-- Begin --
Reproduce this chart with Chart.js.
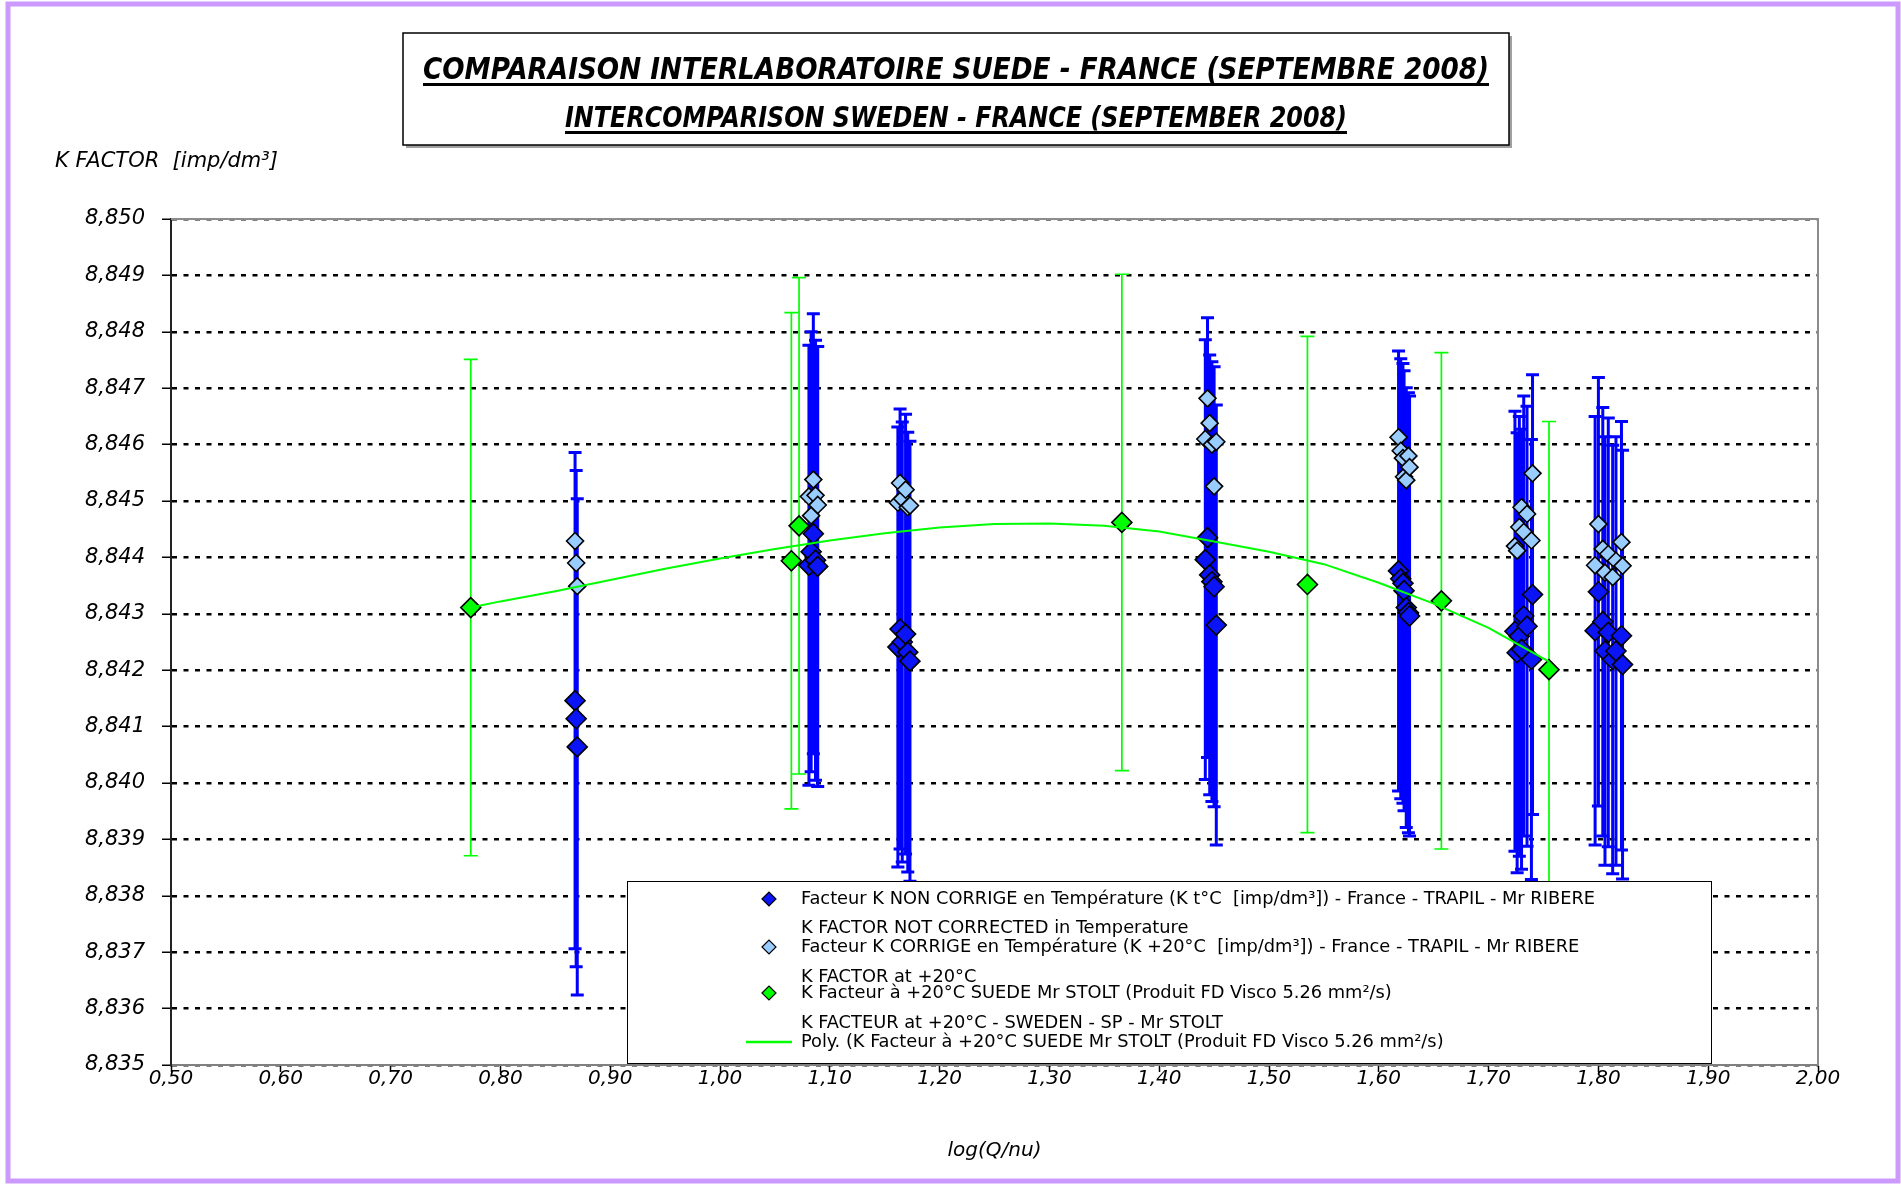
<!DOCTYPE html>
<html>
<head>
<meta charset="utf-8">
<title>Comparaison interlaboratoire Suede - France</title>
<script src="https://cdn.jsdelivr.net/npm/chart.js@4.4.0/dist/chart.umd.min.js"></script>
<style>
    html, body { margin: 0; padding: 0; background: #fff; }
    #wrap { position: relative; width: 1901px; height: 1188px; }
</style>
</head>
<body>
<div id="wrap"><canvas id="kChart"></canvas></div>
<script>
// Axes
const xMin = 0.5, xMax = 2.0, xStep = 0.1;
const yMin = 8.835, yMax = 8.850, yStep = 0.001;

// Mesures France - TRAPIL (abscisse log(Q/nu))
const logQnuFrance = [
    0.868, 0.869, 0.870,
    1.081, 1.083, 1.085, 1.087, 1.089,
    1.162, 1.164, 1.166, 1.169, 1.171, 1.173,
    1.442, 1.444, 1.446, 1.448, 1.450, 1.452,
    1.618, 1.620, 1.622, 1.623, 1.625, 1.627, 1.628,
    1.724, 1.726, 1.728, 1.730, 1.732, 1.735, 1.739, 1.740,
    1.797, 1.800, 1.804, 1.806, 1.809, 1.813, 1.816, 1.821, 1.822
];
const kNonCorrige = [
    8.84146, 8.84114, 8.84064,
    8.84386, 8.84410, 8.84442, 8.84395, 8.84384,
    8.84241, 8.84273, 8.84250, 8.84264, 8.84232, 8.84216,
    8.84396, 8.84435, 8.84369, 8.84357, 8.84348, 8.84280,
    8.84376, 8.84362, 8.84354, 8.84341, 8.84311, 8.84302, 8.84296,
    8.84269, 8.84231, 8.84260, 8.84237, 8.84296, 8.84278, 8.84219, 8.84334,
    8.84270, 8.84339, 8.84286, 8.84234, 8.84267, 8.84219, 8.84234, 8.84261, 8.84210
];
const kCorrige = [
    8.84429, 8.84390, 8.84349,
    8.84508, 8.84474, 8.84538, 8.84510, 8.84493,
    8.84497, 8.84532, 8.84504, 8.84520, 8.84489, 8.84492,
    8.84610, 8.84682, 8.84638, 8.84600, 8.84526, 8.84605,
    8.84613, 8.84589, 8.84576, 8.84543, 8.84537, 8.84580, 8.84560,
    8.84420, 8.84412, 8.84454, 8.84489, 8.84445, 8.84477, 8.84430, 8.84549,
    8.84386, 8.84459, 8.84415, 8.84373, 8.84406, 8.84365, 8.84394, 8.84427, 8.84385
];
// Incertitude (+/-) sur K non corrigé
const incertFrance = [
    0.0044, 0.0044, 0.0044,
    0.0039, 0.0039, 0.0039, 0.0039, 0.0039,
    0.0039, 0.0039, 0.0039, 0.0039, 0.0039, 0.0039,
    0.0039, 0.0039, 0.0039, 0.0039, 0.0039, 0.0039,
    0.0039, 0.0039, 0.0039, 0.0039, 0.0039, 0.0039, 0.0039,
    0.0039, 0.0039, 0.0039, 0.0039, 0.0039, 0.0039, 0.0039, 0.0039,
    0.0038, 0.0038, 0.0038, 0.0038, 0.0038, 0.0038, 0.0038, 0.0038, 0.0038
];

// Mesures Suède - SP
const logQnuSuede = [0.773, 1.065, 1.072, 1.366, 1.535, 1.657, 1.755];
const kSuede = [8.84311, 8.84394, 8.84456, 8.84462, 8.84352, 8.84323, 8.84201];
const incertSuede = [0.0044, 0.0044, 0.0044, 0.0044, 0.0044, 0.0044, 0.0044];

// Courbe de tendance poly.
const trendX = [0.773, 0.80, 0.85, 0.90, 0.95, 1.00, 1.05, 1.10, 1.15, 1.20, 1.25,
    1.30, 1.35, 1.40, 1.45, 1.50, 1.55, 1.60, 1.65, 1.70, 1.755];
const trendK = [8.84311, 8.84322, 8.84340, 8.84360, 8.84380, 8.84398, 8.84415, 8.84430,
    8.84443, 8.84453, 8.84459, 8.84460, 8.84456, 8.84446, 8.84428, 8.84410, 8.84388,
    8.84355, 8.84318, 8.84275, 8.84215];

// Textes
const titre1 = 'COMPARAISON INTERLABORATOIRE SUEDE - FRANCE (SEPTEMBRE 2008)';
const titre2 = 'INTERCOMPARISON SWEDEN - FRANCE (SEPTEMBER 2008)';
const yTitle = 'K FACTOR  [imp/dm³]';
const xTitle = 'log(Q/nu)';
const seriesLabels = [
    'Facteur K NON CORRIGE en Température (K t°C  [imp/dm³]) - France - TRAPIL - Mr RIBERE',
    'Facteur K CORRIGE en Température (K +20°C  [imp/dm³]) - France - TRAPIL - Mr RIBERE',
    'K Facteur à +20°C SUEDE Mr STOLT (Produit FD Visco 5.26 mm²/s)',
    'Poly. (K Facteur à +20°C SUEDE Mr STOLT (Produit FD Visco 5.26 mm²/s)'
];
const seriesSub = [
    'K FACTOR NOT CORRECTED in Temperature',
    'K FACTOR at +20°C',
    'K FACTEUR at +20°C - SWEDEN - SP - Mr STOLT'
];

const narrowFont = '"Liberation Sans Narrow", "DejaVu Sans Condensed", "Roboto", sans-serif';
const axisFont = '"DejaVu Sans", Verdana, sans-serif';

function toPoints(xs, ys) {
    return xs.map((x, i) => ({ x: x, y: ys[i] }));
}

function virgule(v, d) {
    return v.toFixed(d).replace('.', ',');
}

// Texte comprimé horizontalement (police type Calibri absente)
function fillScaled(ctx, text, x, y, sx) {
    ctx.save();
    ctx.translate(x, y);
    ctx.scale(sx, 1);
    ctx.fillText(text, 0, 0);
    ctx.restore();
}

//Barres d'erreur
const errorBarPlugin = {
    id: 'errorBars',
    beforeDatasetsDraw(chart) {
        const { ctx, chartArea, scales } = chart;
        ctx.save();
        ctx.beginPath();
        ctx.rect(chartArea.left, chartArea.top, chartArea.width, chartArea.height);
        ctx.clip();
        chart.data.datasets.forEach((ds) => {
            if (!ds.errors) return;
            ctx.strokeStyle = ds.errorColor;
            ctx.lineWidth = ds.errorWidth;
            ds.data.forEach((p, i) => {
                const px = scales.x.getPixelForValue(p.x);
                const top = scales.y.getPixelForValue(p.y + ds.errors[i]);
                const bot = scales.y.getPixelForValue(p.y - ds.errors[i]);
                const c = ds.errorCap;
                ctx.beginPath();
                ctx.moveTo(px, top); ctx.lineTo(px, bot);
                ctx.moveTo(px - c, top); ctx.lineTo(px + c, top);
                ctx.moveTo(px - c, bot); ctx.lineTo(px + c, bot);
                ctx.stroke();
            });
        });
        ctx.restore();
    }
};

//Titre encadré
function drawTitle(ctx) {
    ctx.fillStyle = '#a0a0a0';
    ctx.fillRect(406, 36, 1106, 112);
    ctx.fillStyle = '#fff';
    ctx.fillRect(403, 33, 1106, 112);
    ctx.strokeStyle = '#000';
    ctx.lineWidth = 1.5;
    ctx.strokeRect(403, 33, 1106, 112);

    ctx.fillStyle = '#000';
    ctx.textAlign = 'center';
    ctx.textBaseline = 'alphabetic';
    const cx = 956;
    ctx.font = 'italic bold 30px ' + narrowFont;
    let sx = 1066 / ctx.measureText(titre1).width;
    fillScaled(ctx, titre1, cx, 79, sx);
    ctx.fillRect(cx - 533, 83, 1066, 3);

    ctx.font = 'italic bold 28px ' + narrowFont;
    sx = 782 / ctx.measureText(titre2).width;
    fillScaled(ctx, titre2, cx, 127, sx);
    ctx.fillRect(cx - 391, 131, 782, 3);
}

//Légende
function drawLegend(chart) {
    const ctx = chart.ctx;
    const bx = 627, by = 881, bw = 1084, bh = 182;
    ctx.fillStyle = '#fff';
    ctx.fillRect(bx, by, bw, bh);
    ctx.strokeStyle = '#000';
    ctx.lineWidth = 1;
    ctx.strokeRect(bx + 0.5, by + 0.5, bw, bh);

    const mainRows = [18, 66, 112, 161];
    const subRows = [47, 96, 142];
    const markX = 769, textX = 801;
    ctx.font = '17.5px ' + narrowFont;
    ctx.textAlign = 'left';
    ctx.textBaseline = 'middle';
    const sx = 794 / ctx.measureText(seriesLabels[0]).width;

    chart.data.datasets.forEach((ds, i) => {
        const y = by + mainRows[i];
        if (ds.showLine) {
            ctx.strokeStyle = ds.borderColor;
            ctx.lineWidth = 2.5;
            ctx.beginPath();
            ctx.moveTo(746, y); ctx.lineTo(792, y);
            ctx.stroke();
        } else {
            ctx.fillStyle = ds.backgroundColor;
            ctx.strokeStyle = '#000';
            ctx.lineWidth = 1.2;
            Chart.helpers.drawPoint(ctx, { pointStyle: 'rectRot', radius: 7, rotation: 0, borderWidth: 1.2 }, markX, y);
        }
        ctx.fillStyle = '#000';
        fillScaled(ctx, seriesLabels[i], textX, y, sx);
    });
    seriesSub.forEach((t, i) => {
        fillScaled(ctx, t, textX, by + subRows[i], sx);
    });
}

const decorPlugin = {
    id: 'decor',
    afterDraw(chart) {
        const ctx = chart.ctx;
        const a = chart.chartArea;
        ctx.save();
        // cadre gris haut / droite
        ctx.strokeStyle = '#8c8c8c';
        ctx.lineWidth = 2;
        ctx.beginPath();
        ctx.moveTo(a.left, a.top);
        ctx.lineTo(a.right, a.top);
        ctx.lineTo(a.right, a.bottom);
        ctx.stroke();

        drawLegend(chart);
        drawTitle(ctx);

        ctx.font = 'italic 21px ' + axisFont;
        ctx.fillStyle = '#000';
        ctx.textAlign = 'left';
        ctx.textBaseline = 'middle';
        ctx.fillText(yTitle, 55, 162);

        // bordure violette
        ctx.strokeStyle = '#cc99ff';
        ctx.lineWidth = 5;
        ctx.strokeRect(8, 4, 1890, 1177);
        ctx.restore();
    }
};

function initChart() {
    const ctx = document.getElementById('kChart').getContext('2d');
    return new Chart(ctx, {
        type: 'scatter',
        data: {
            datasets: [{
                label: seriesLabels[0],
                data: toPoints(logQnuFrance, kNonCorrige),
                pointStyle: 'rectRot',
                pointRadius: 10,
                backgroundColor: '#0a14f5',
                borderColor: '#000',
                borderWidth: 1.6,
                errors: incertFrance,
                errorColor: '#0000ff',
                errorWidth: 3,
                errorCap: 6.5,
                order: 3
            },
            {
                label: seriesLabels[1],
                data: toPoints(logQnuFrance, kCorrige),
                pointStyle: 'rectRot',
                pointRadius: 8.5,
                backgroundColor: '#99ccff',
                borderColor: '#000',
                borderWidth: 1.6,
                order: 2
            },
            {
                label: seriesLabels[2],
                data: toPoints(logQnuSuede, kSuede),
                pointStyle: 'rectRot',
                pointRadius: 10,
                backgroundColor: '#00ff00',
                borderColor: '#000',
                borderWidth: 1.6,
                errors: incertSuede,
                errorColor: '#00ff00',
                errorWidth: 1.7,
                errorCap: 7,
                order: 1
            },
            {
                label: seriesLabels[3],
                data: toPoints(trendX, trendK),
                showLine: true,
                borderColor: '#00ff00',
                borderWidth: 2,
                pointRadius: 0,
                tension: 0,
                order: 0
            }]
        },
        options: {
            responsive: true,
            maintainAspectRatio: false,
            devicePixelRatio: 1,
            animation: false,
            events: [],
            layout: { padding: { top: 219, right: 83, left: 0, bottom: 0 } },
            plugins: {
                legend: { display: false },
                tooltip: { enabled: false }
            },
            scales: {
                x: {
                    type: 'linear',
                    min: xMin,
                    max: xMax,
                    afterFit: (scale) => { scale.height = 123; },
                    ticks: {
                        stepSize: xStep,
                        color: '#000',
                        padding: -5,
                        font: { family: axisFont, style: 'italic', size: 20 },
                        callback: (v) => virgule(v, 2)
                    },
                    grid: {
                        drawOnChartArea: false,
                        drawTicks: true,
                        tickLength: 7,
                        tickColor: '#000',
                        tickWidth: 1.5
                    },
                    border: { display: true, color: '#808080', width: 2 },
                    title: {
                        display: true,
                        text: xTitle,
                        color: '#000',
                        font: { family: axisFont, style: 'italic', size: 20 },
                        padding: { top: 0, bottom: 25 }
                    }
                },
                y: {
                    type: 'linear',
                    min: yMin,
                    max: yMax,
                    afterFit: (scale) => { scale.width = 171; },
                    ticks: {
                        stepSize: yStep,
                        color: '#000',
                        padding: 17,
                        font: { family: axisFont, style: 'italic', size: 21 },
                        callback: (v) => virgule(v, 3)
                    },
                    grid: {
                        color: '#000',
                        lineWidth: 2.5,
                        drawTicks: true,
                        tickLength: 9,
                        tickColor: '#000',
                        tickWidth: 1.5,
                        tickBorderDash: []
                    },
                    border: { display: true, color: '#222', width: 2, dash: [5, 6.5] }
                }
            }
        },
        plugins: [errorBarPlugin, decorPlugin]
    });
}

document.addEventListener('DOMContentLoaded', () => {
    initChart();
});
</script>
</body>
</html>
-- End --
§ **What to work on**
In the data above, please extract the lines from the first one through the line with "const yMin = 8.835, yMax", exactly, and keep pictures out.

§ **In response**
Reproduce this chart with Chart.js.
<!DOCTYPE html>
<html>
<head>
<meta charset="utf-8">
<title>Comparaison interlaboratoire Suede - France</title>
<script src="https://cdn.jsdelivr.net/npm/chart.js@4.4.0/dist/chart.umd.min.js"></script>
<style>
    html, body { margin: 0; padding: 0; background: #fff; }
    #wrap { position: relative; width: 1901px; height: 1188px; }
</style>
</head>
<body>
<div id="wrap"><canvas id="kChart"></canvas></div>
<script>
// Axes
const xMin = 0.5, xMax = 2.0, xStep = 0.1;
const yMin = 8.835, yMax = 8.850, yStep = 0.001;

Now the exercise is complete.